Consuming Jesus – Chapter 3 January 27, 2008
Posted by yuling in Journey, Justice, Reading.trackback
Reordering the Cosmic Powers:
Turning the Tables at the Stone Table
Metzger uses a metaphor lifted out of Chronicles of Narnia to illustrate the “deep magic of Christ’s atoning work, which serves as the foundation stone for breaking down divisions between God and us and between us and others – including consumer divisions between different races and classes – and making us all one” (p. 68)

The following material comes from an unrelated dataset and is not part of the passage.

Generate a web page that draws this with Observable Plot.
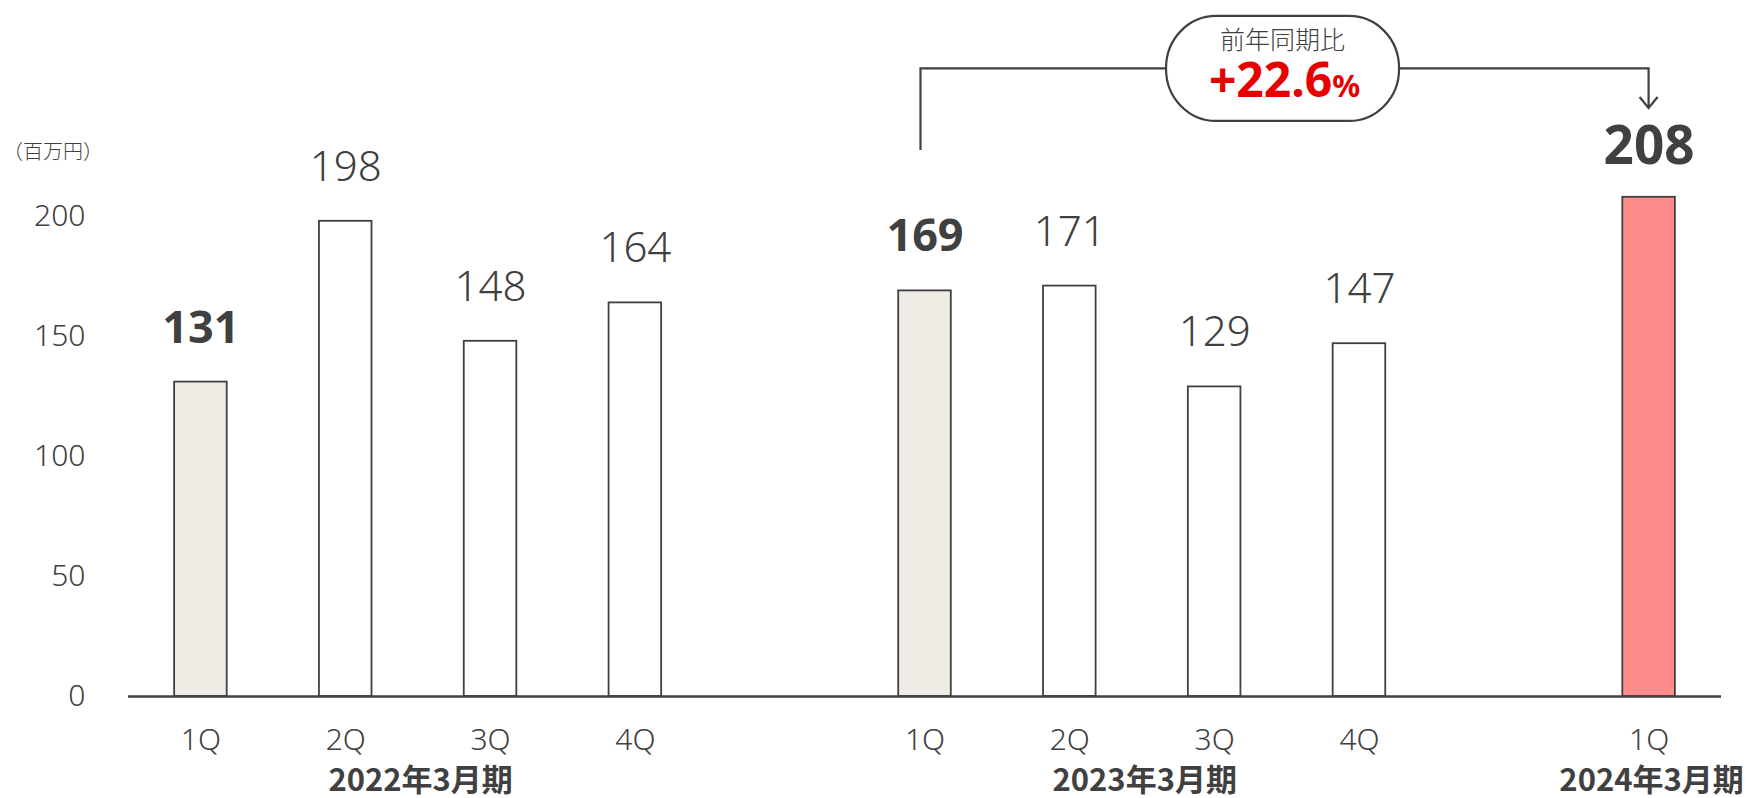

I found this chapter to be quite helpful (and hopeful) about the current state of evangelical churches. In one particular section entitled ‘ Dying to the Law of Consumerism and Rising to New Life’, I really like the following blurb:
Today the American church’s division between groups of people involving ethnicities, classes, and the like is also often religious, even legalistic, though not in the same way. Rather, it is a legalistic division based on consumer selection: people have the God-given right to choose or select what churches they wish to attend based on preference and taste. (p. 79
This directly relates to the following:
The way churches today cater to the market forces of homogeneity and upward mobility inevitably leads them to exclude from their fellowship the poor and those on the fringes of society, partly because they have made such outsiders feel uncomfortable with the insider crowd of “our kind of people.” Dehumanizing freedom of infinite choice and personal preference inside and outside the church replaces the law of enforcement and impersonal rule, and that reinforces the race and class divide. Today’s problems of race and class in America are not rooted in torture or oppression, but in liberated choice and pleasure: they are bound up with the subtle law of consumer preference. p. 80
In one sense, our modern society has liberated the self – allowing each individual to every right of freedom and happiness. Of course now we have seen all the pendulum has swung all the other way. We are smothered by the sheer amount of freedom and are frozen within the confines of market/social forces which compels us towards upward mobility and race/class divisions.
Once again I find myself wondering whether my own compulsion to find a like-minded, missional church is based on a desire to correct these glaring mistakes. Or by leaving my local church, am I just spreading the problem?